§ **THE REQUEST**
Pictures stay out of the copy; set down each line of the listing below exactly.

§ **DATASET EXTRACT**
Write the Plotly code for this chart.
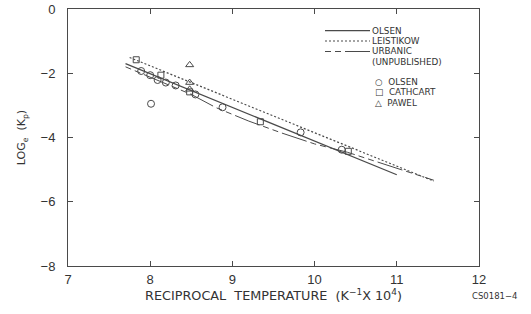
import plotly.graph_objects as go

# ---- data ----
olsen_line_x = [7.70, 11.00]
olsen_line_y = [-1.70, -5.16]

leistikow_x = [7.75, 11.45]
leistikow_y = [-1.51, -5.36]

urbanic_x = [7.70, 8.10, 8.50, 8.80, 9.20, 9.60, 10.00, 10.40, 11.00, 11.45]
urbanic_y = [-1.80, -2.22, -2.66, -3.07, -3.49, -3.86, -4.20, -4.46, -4.95, -5.33]

olsen_pts_x = [7.89, 8.00, 8.09, 8.19, 8.31, 8.01, 8.55, 8.88, 9.83, 10.33]
olsen_pts_y = [-1.93, -2.06, -2.21, -2.29, -2.38, -2.95, -2.66, -3.06, -3.84, -4.38]

cathcart_x = [7.83, 8.13, 8.48, 9.34, 10.41]
cathcart_y = [-1.58, -2.06, -2.58, -3.51, -4.43]

pawel_x = [8.48, 8.48, 8.48]
pawel_y = [-1.74, -2.29, -2.50]

x_ticks = [7, 8, 9, 10, 11, 12]
y_ticks = [0, -2, -4, -6, -8]
y_tick_text = ["0", "\u22122", "\u22124", "\u22126", "\u22128"]

line_labels = ["OLSEN", "LEISTIKOW", "URBANIC", "(UNPUBLISHED)"]
marker_labels = ["\u25CB  OLSEN", "\u25A1  CATHCART", "\u25B3  PAWEL"]

INK = "#4a4a4a"
TXT = "#333333"
FONT = "DejaVu Sans"
TICKFONT = "Liberation Sans"

fig = go.Figure()
fig.add_trace(go.Scatter(x=olsen_line_x, y=olsen_line_y, mode="lines",
                         line=dict(color=INK, width=1.2)))
fig.add_trace(go.Scatter(x=leistikow_x, y=leistikow_y, mode="lines",
                         line=dict(color=INK, width=1.2, dash="2px,2px")))
fig.add_trace(go.Scatter(x=urbanic_x, y=urbanic_y, mode="lines",
                         line=dict(color=INK, width=1.0, dash="6px,4px,6px,4px,26px,4px")))
fig.add_trace(go.Scatter(x=olsen_pts_x, y=olsen_pts_y, mode="markers",
                         marker=dict(symbol="circle-open", size=7, color=INK, line=dict(width=1))))
fig.add_trace(go.Scatter(x=cathcart_x, y=cathcart_y, mode="markers",
                         marker=dict(symbol="square-open", size=6, color=INK, line=dict(width=1))))
fig.add_trace(go.Scatter(x=pawel_x, y=pawel_y, mode="markers",
                         marker=dict(symbol="triangle-up-open", size=7, color=INK, line=dict(width=1))))

# legend (drawn as annotations + shapes)
L, R, T, B = 68, 479, 9, 266
W, H = R - L, B - T
def px(x):
    return (x - L) / W
def py(y):
    return 1 - (y - T) / H

dashes = ["solid", "2px,2px", "6px,4px,6px,4px,26px,4px"]
line_rows = [30.7, 41.0, 51.5, 62.0]
for d, yy in zip(dashes, line_rows):
    fig.add_shape(type="line", xref="paper", yref="paper",
                  x0=px(325), x1=px(370), y0=py(yy), y1=py(yy),
                  line=dict(color=INK, width=1.2, dash=d))
for lab, yy in zip(line_labels, line_rows):
    fig.add_annotation(xref="paper", yref="paper", x=px(370.5), y=py(yy),
                       text=lab, showarrow=False, xanchor="left", yanchor="middle",
                       borderpad=0, font=dict(family=FONT, size=8.8, color=TXT))
for lab, yy in zip(marker_labels, [81.7, 92.5, 103.3]):
    fig.add_annotation(xref="paper", yref="paper", x=px(374), y=py(yy),
                       text=lab, showarrow=False, xanchor="left", yanchor="middle",
                       borderpad=0, font=dict(family=FONT, size=8.8, color=TXT))

fig.add_annotation(xref="paper", yref="paper", x=px(495), y=py(296),
                   text="CS0181\u22124", showarrow=False, xanchor="center", yanchor="middle",
                   borderpad=0, font=dict(family=FONT, size=8.5, color=TXT))

fig.update_xaxes(range=[7, 12], tickvals=x_ticks, ticktext=[str(v) for v in x_ticks],
                 ticks="inside", ticklen=5, tickcolor=INK, showline=True, linecolor=INK,
                 linewidth=1, mirror="ticks", showgrid=False, zeroline=False, automargin=False,
                 tickfont=dict(family=TICKFONT, size=13, color=TXT), ticklabelstandoff=1,
                 title=dict(text="RECIPROCAL  TEMPERATURE  (K<sup>\u22121</sup>X 10<sup>4</sup>)",
                            font=dict(family=FONT, size=12.8, color=TXT), standoff=0))
fig.update_yaxes(range=[-8, 0], tickvals=y_ticks, ticktext=y_tick_text,
                 ticks="inside", ticklen=5, tickcolor=INK, showline=True, linecolor=INK,
                 linewidth=1, mirror="ticks", showgrid=False, zeroline=False, automargin=False,
                 tickfont=dict(family=TICKFONT, size=13, color=TXT), ticklabelstandoff=9,
                 title=dict(text="LOG<sub>e</sub>  (K<sub>p</sub>)",
                            font=dict(family=FONT, size=11, color=TXT), standoff=12))

fig.update_layout(width=531, height=314, showlegend=False,
                  margin=dict(l=L, r=531 - R, t=T, b=314 - B, autoexpand=False),
                  plot_bgcolor="white", paper_bgcolor="white")

fig.write_html("out.html", config={"displayModeBar": False},
               post_script="document.body.style.margin='0';document.body.style.overflow='hidden';")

§ **REPLY**
Write the Plotly code for this chart.
import plotly.graph_objects as go

# ---- data ----
olsen_line_x = [7.70, 11.00]
olsen_line_y = [-1.70, -5.16]

leistikow_x = [7.75, 11.45]
leistikow_y = [-1.51, -5.36]

urbanic_x = [7.70, 8.10, 8.50, 8.80, 9.20, 9.60, 10.00, 10.40, 11.00, 11.45]
urbanic_y = [-1.80, -2.22, -2.66, -3.07, -3.49, -3.86, -4.20, -4.46, -4.95, -5.33]

olsen_pts_x = [7.89, 8.00, 8.09, 8.19, 8.31, 8.01, 8.55, 8.88, 9.83, 10.33]
olsen_pts_y = [-1.93, -2.06, -2.21, -2.29, -2.38, -2.95, -2.66, -3.06, -3.84, -4.38]

cathcart_x = [7.83, 8.13, 8.48, 9.34, 10.41]
cathcart_y = [-1.58, -2.06, -2.58, -3.51, -4.43]

pawel_x = [8.48, 8.48, 8.48]
pawel_y = [-1.74, -2.29, -2.50]

x_ticks = [7, 8, 9, 10, 11, 12]
y_ticks = [0, -2, -4, -6, -8]
y_tick_text = ["0", "\u22122", "\u22124", "\u22126", "\u22128"]

line_labels = ["OLSEN", "LEISTIKOW", "URBANIC", "(UNPUBLISHED)"]
marker_labels = ["\u25CB  OLSEN", "\u25A1  CATHCART", "\u25B3  PAWEL"]

INK = "#4a4a4a"
TXT = "#333333"
FONT = "DejaVu Sans"
TICKFONT = "Liberation Sans"

fig = go.Figure()
fig.add_trace(go.Scatter(x=olsen_line_x, y=olsen_line_y, mode="lines",
                         line=dict(color=INK, width=1.2)))
fig.add_trace(go.Scatter(x=leistikow_x, y=leistikow_y, mode="lines",
                         line=dict(color=INK, width=1.2, dash="2px,2px")))
fig.add_trace(go.Scatter(x=urbanic_x, y=urbanic_y, mode="lines",
                         line=dict(color=INK, width=1.0, dash="6px,4px,6px,4px,26px,4px")))
fig.add_trace(go.Scatter(x=olsen_pts_x, y=olsen_pts_y, mode="markers",
                         marker=dict(symbol="circle-open", size=7, color=INK, line=dict(width=1))))
fig.add_trace(go.Scatter(x=cathcart_x, y=cathcart_y, mode="markers",
                         marker=dict(symbol="square-open", size=6, color=INK, line=dict(width=1))))
fig.add_trace(go.Scatter(x=pawel_x, y=pawel_y, mode="markers",
                         marker=dict(symbol="triangle-up-open", size=7, color=INK, line=dict(width=1))))

# legend (drawn as annotations + shapes)
L, R, T, B = 68, 479, 9, 266
W, H = R - L, B - T
def px(x):
    return (x - L) / W
def py(y):
    return 1 - (y - T) / H

dashes = ["solid", "2px,2px", "6px,4px,6px,4px,26px,4px"]
line_rows = [30.7, 41.0, 51.5, 62.0]
for d, yy in zip(dashes, line_rows):
    fig.add_shape(type="line", xref="paper", yref="paper",
                  x0=px(325), x1=px(370), y0=py(yy), y1=py(yy),
                  line=dict(color=INK, width=1.2, dash=d))
for lab, yy in zip(line_labels, line_rows):
    fig.add_annotation(xref="paper", yref="paper", x=px(370.5), y=py(yy),
                       text=lab, showarrow=False, xanchor="left", yanchor="middle",
                       borderpad=0, font=dict(family=FONT, size=8.8, color=TXT))
for lab, yy in zip(marker_labels, [81.7, 92.5, 103.3]):
    fig.add_annotation(xref="paper", yref="paper", x=px(374), y=py(yy),
                       text=lab, showarrow=False, xanchor="left", yanchor="middle",
                       borderpad=0, font=dict(family=FONT, size=8.8, color=TXT))

fig.add_annotation(xref="paper", yref="paper", x=px(495), y=py(296),
                   text="CS0181\u22124", showarrow=False, xanchor="center", yanchor="middle",
                   borderpad=0, font=dict(family=FONT, size=8.5, color=TXT))

fig.update_xaxes(range=[7, 12], tickvals=x_ticks, ticktext=[str(v) for v in x_ticks],
                 ticks="inside", ticklen=5, tickcolor=INK, showline=True, linecolor=INK,
                 linewidth=1, mirror="ticks", showgrid=False, zeroline=False, automargin=False,
                 tickfont=dict(family=TICKFONT, size=13, color=TXT), ticklabelstandoff=1,
                 title=dict(text="RECIPROCAL  TEMPERATURE  (K<sup>\u22121</sup>X 10<sup>4</sup>)",
                            font=dict(family=FONT, size=12.8, color=TXT), standoff=0))
fig.update_yaxes(range=[-8, 0], tickvals=y_ticks, ticktext=y_tick_text,
                 ticks="inside", ticklen=5, tickcolor=INK, showline=True, linecolor=INK,
                 linewidth=1, mirror="ticks", showgrid=False, zeroline=False, automargin=False,
                 tickfont=dict(family=TICKFONT, size=13, color=TXT), ticklabelstandoff=9,
                 title=dict(text="LOG<sub>e</sub>  (K<sub>p</sub>)",
                            font=dict(family=FONT, size=11, color=TXT), standoff=12))

fig.update_layout(width=531, height=314, showlegend=False,
                  margin=dict(l=L, r=531 - R, t=T, b=314 - B, autoexpand=False),
                  plot_bgcolor="white", paper_bgcolor="white")

fig.write_html("out.html", config={"displayModeBar": False},
               post_script="document.body.style.margin='0';document.body.style.overflow='hidden';")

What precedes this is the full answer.